Ratio

A ratio is the relation between two like numbers or two like values. A ratio may be written as a fraction (3/4), as a division expression (3÷4), or with a colon (3:4), or it can be stated as '3 to 4'. A ratio is simply a fraction. The ratio of the number a to the number b (b ≠ 0) is a/b.

The order of the terms of a ratio is important. For example, the ratio of the number of months with exactly 30 days to the number with exactly 31 days is  4/7, not 7/4.

Because a ratio can be regarded as a fraction, multiplying or dividing both terms of a ratio by the same number doesn’t change the value of the ratio. So, 1:4 = 2:8 = 4:16. To reduce a ratio to its lowest terms, simplify the ratio as you would a fraction.

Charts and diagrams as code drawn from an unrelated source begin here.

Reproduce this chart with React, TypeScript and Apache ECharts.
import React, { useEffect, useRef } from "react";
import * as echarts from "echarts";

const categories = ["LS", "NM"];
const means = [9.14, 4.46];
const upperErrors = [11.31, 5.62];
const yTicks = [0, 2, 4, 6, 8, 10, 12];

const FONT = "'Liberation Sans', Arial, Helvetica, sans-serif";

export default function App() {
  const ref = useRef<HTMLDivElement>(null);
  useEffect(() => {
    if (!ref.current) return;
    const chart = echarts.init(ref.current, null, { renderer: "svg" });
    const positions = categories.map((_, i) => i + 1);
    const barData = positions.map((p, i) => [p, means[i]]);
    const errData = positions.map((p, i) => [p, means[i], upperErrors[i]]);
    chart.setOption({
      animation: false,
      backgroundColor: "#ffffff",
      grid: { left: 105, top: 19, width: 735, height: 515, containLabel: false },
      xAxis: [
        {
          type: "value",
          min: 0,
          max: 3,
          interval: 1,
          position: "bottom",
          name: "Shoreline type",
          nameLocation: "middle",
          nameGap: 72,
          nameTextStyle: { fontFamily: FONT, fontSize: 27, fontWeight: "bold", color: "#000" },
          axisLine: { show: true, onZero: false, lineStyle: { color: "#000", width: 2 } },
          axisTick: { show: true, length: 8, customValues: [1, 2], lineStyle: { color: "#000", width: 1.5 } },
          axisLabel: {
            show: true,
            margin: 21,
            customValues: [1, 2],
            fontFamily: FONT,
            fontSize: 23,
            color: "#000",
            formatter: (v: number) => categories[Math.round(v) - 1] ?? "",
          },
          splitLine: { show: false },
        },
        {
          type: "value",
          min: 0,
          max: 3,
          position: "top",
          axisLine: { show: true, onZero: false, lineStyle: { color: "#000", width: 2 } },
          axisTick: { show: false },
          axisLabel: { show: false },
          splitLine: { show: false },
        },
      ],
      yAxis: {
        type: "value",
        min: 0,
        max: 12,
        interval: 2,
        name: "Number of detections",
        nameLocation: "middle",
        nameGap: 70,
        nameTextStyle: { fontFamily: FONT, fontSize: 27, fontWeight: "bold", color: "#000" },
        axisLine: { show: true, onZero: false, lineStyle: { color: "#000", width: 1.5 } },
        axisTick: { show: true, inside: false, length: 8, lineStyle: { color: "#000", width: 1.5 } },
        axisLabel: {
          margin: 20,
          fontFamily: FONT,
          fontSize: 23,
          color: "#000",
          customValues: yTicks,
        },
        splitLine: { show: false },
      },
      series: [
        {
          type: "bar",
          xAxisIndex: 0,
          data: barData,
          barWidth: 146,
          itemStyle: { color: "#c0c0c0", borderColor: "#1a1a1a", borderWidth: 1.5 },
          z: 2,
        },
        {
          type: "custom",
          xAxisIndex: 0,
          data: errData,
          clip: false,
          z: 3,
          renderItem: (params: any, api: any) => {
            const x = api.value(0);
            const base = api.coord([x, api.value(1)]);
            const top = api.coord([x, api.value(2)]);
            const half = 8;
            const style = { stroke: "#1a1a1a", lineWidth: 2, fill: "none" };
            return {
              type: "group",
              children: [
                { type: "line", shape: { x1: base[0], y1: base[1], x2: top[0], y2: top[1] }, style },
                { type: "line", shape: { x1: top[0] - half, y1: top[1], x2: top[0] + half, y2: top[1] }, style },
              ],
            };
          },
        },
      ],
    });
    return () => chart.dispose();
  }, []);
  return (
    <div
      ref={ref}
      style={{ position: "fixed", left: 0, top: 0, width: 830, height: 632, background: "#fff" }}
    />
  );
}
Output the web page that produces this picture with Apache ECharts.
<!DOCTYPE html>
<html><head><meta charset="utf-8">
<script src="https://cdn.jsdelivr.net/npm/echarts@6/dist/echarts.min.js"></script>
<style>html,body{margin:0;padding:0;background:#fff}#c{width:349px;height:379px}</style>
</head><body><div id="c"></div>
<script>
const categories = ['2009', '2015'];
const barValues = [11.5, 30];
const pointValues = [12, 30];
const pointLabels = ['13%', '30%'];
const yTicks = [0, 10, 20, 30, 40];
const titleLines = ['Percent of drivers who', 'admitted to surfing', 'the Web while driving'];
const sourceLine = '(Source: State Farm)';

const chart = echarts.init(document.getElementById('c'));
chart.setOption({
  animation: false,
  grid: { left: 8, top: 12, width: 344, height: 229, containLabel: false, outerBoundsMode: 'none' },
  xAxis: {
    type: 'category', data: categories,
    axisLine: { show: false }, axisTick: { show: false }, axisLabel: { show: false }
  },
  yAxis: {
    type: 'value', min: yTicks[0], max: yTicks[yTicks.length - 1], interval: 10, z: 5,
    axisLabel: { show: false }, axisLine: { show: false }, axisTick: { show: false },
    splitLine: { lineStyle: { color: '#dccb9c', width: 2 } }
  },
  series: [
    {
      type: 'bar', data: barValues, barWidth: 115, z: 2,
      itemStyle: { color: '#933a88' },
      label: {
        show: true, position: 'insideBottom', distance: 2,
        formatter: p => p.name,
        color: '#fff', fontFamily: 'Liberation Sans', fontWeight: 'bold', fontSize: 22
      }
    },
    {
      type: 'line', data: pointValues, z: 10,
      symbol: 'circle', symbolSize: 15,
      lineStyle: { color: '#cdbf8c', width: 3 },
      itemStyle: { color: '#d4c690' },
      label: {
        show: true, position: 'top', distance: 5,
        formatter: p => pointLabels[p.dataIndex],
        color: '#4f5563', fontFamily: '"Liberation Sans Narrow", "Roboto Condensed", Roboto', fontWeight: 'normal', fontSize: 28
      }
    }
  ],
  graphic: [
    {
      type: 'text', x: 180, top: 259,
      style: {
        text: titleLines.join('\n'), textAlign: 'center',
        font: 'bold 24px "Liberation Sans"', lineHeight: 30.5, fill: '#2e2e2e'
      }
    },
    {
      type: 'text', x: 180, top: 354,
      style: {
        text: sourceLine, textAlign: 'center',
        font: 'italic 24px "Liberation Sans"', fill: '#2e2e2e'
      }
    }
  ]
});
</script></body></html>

Ratios often come up up in word problems. Suppose an auto manufacturer ships a total of 160 cars to two dealerships at a ratio of 3 to 5. This means that for every three cars that go to Dealer 1, five cars ship to Dealer 2. To determine how many cars each dealership receives, add the terms of the ratio, or 3 + 5, to get the total number of fractional parts each dealership will get: 3 + 5 = 8. The first dealership will receive 3/8 of 160 cars which equals 60. The second dealership receives of 5/8 160 cars which equals 100.

Proportion

A proportion is a relationship between two equal ratios. It may be written as the proportion sign :: or with an equal sign. So you can read 1:4 :: 2:8 as '1 is to 4 as 2 is to 8'.

So, a proportion is a statement that two ratios are equal; for example, 2/3 = 8/12 is a proportion. The first and last terms in a proportion are called the extremes, and the second and third terms are called the means. If you multiply the means together and multiply the extremes together and then compare the products, you find that the products are the same.

Anytime you know three terms of a proportion, you can find the missing term first by multiplying either the two means or the two extremes (depending on which are known) and then dividing the product by the remaining term. This is also known as cross-multiplying.

For example, to solve for n in the proportion 2/3 = n/12, cross multiply, obtaining 24 = 3n; then divide both sides by 3, to get n = 8.